Ethik in den Weltreligionen
Judentum - Christentum - Islam. Mit Beiträgen von Richard Brüllmann, Harald Faber, Andreas Rössler und Werner Zager

Konsenssuche in Zeiten der Globalisierung

Der Band sammelt Texte, die auf Vorträge im Rahmen der "Internationalen Seminartage" vom 23.-25.3.2001 im Albert-Schweitzer-Begegnungszentrum Gunsbach/Elsass unter dem Rahmenthema "Ethik in den Weltreligionen" gehalten wurden. Zwei Beiträge knüpfen unmittelbar an Albert Schweitzer an. R. Brüllmann, Weltethos und Globalisierung. Albert Schweitzer - Wegbereiter der Idee einer universellen Ethik (S. 1-20) stellt heraus, daß der Globalisierung als einer neuen Phase der Geschichte der Menschheit angesichts ihrer negativen Auswirkungen nur durch Beachtung der ethischen Dimension eine positive Richtung gegeben werden kann. Er sieht Anzeichen dafür, daß dies bewußt wird, kann dafür auf Beispiele aus der Schweiz verweisen, Ethik werde neu als wesentlich für das Zusammenleben der Menschen erkannt, so wolle z.B. die Universität Zürich, die Auseinandersetzung mit den ethischen Aspekten der Wissenschaft institutionalisieren. A. Schweitzer habe schon in einer Vorlesung aus dem Jahre 1912 die Ehrfurcht vor dem Leben als den Grundton aller Kultur benannt, sie könne jeden Menschen, sogar den überzeugten Materialisten beseelen. Für ihn sei die "Ehrfurcht vor dem Leben" Weltethos, jederzeit und überall gültig. In der auf Anregung von H. Küng 1993 vom "Parlament der Weltreligionen" in Chicago verabschiedeten Erklärung zum Weltethos wird Schweitzers Gedanke, ohne ihn zu nennen, wiederaufgenommen, wenn die erste der "vier unverrückbaren Weisungen" so formuliert wird: "Verpflichtung auf eine Kultur der Gewaltlosigkeit und der Ehrfurcht vor allem Leben". Wenn Küng auf der Verantwortung der Religionen für das Weltethos und damit für den Weltfrieden bestehe, müsse man doch erinnern, daß die ethische Verpflichtung im Sinne A. Schweitzers darüber hinaus alle Menschen, alle Gruppierungen und Berufe angehe.
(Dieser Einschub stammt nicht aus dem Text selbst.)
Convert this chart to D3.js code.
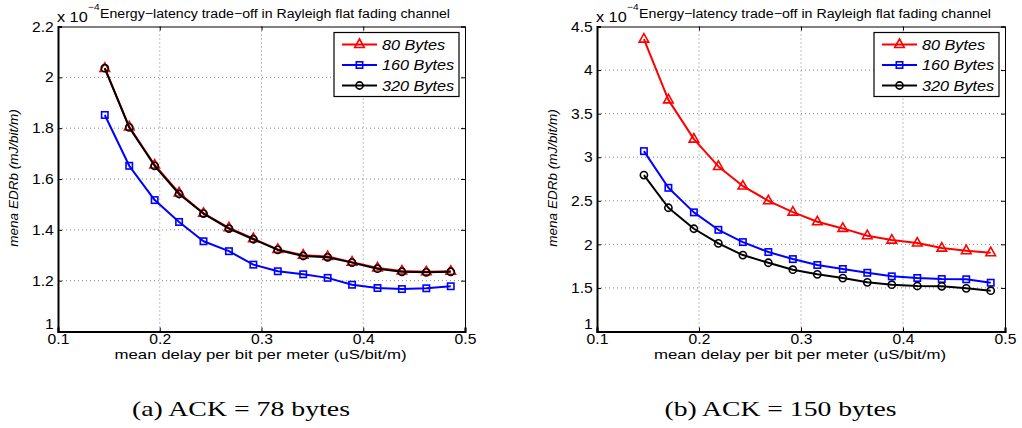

W. Zager, Die Weltanschauung der Ehrfurcht vor dem Leben. Einführung in den dritten Band der Kulturphilosophie von Albert Schweitzer (S. 95-107) bietet einen ersten Zugang zur denkerischen Entwicklung Schweitzers, insbesondere auch zu seinem Bemühen, das Ethos der "Ehrfurcht vor dem Leben" im Gespräch mit den asiatischen Religionen zu begründen.

H. Faber, "Mache seinen Willen zu deinem Willen ...". Grundzüge jüdischer Ethik (S. 21-68) und W.Zager, Hingabe an Gottes Willen. Ethik im Islam (S. 69-92) informieren gründlich, mit Zitaten aus den Quellen und reichlich Verweisen auf aktuelle Literatur. M. Rössler, Weltethos aus christlicher Sicht (S. 109-126) macht deutlich, daß damit nicht eine Dominanz des christlichen Ethos gemeint ist, sondern in Anlehnung an Gedanken Schweitzers ein universales, globales Ethos im Geiste Jesu. Es stützt sich auf die oft schon jahrtausendealten religiösen und ethischen Traditionen der Menschheit, auf ihren weisheitlichen und sittlichen Fundus, ist auf der Suche nach einem universalen ethischen Grundkonsens.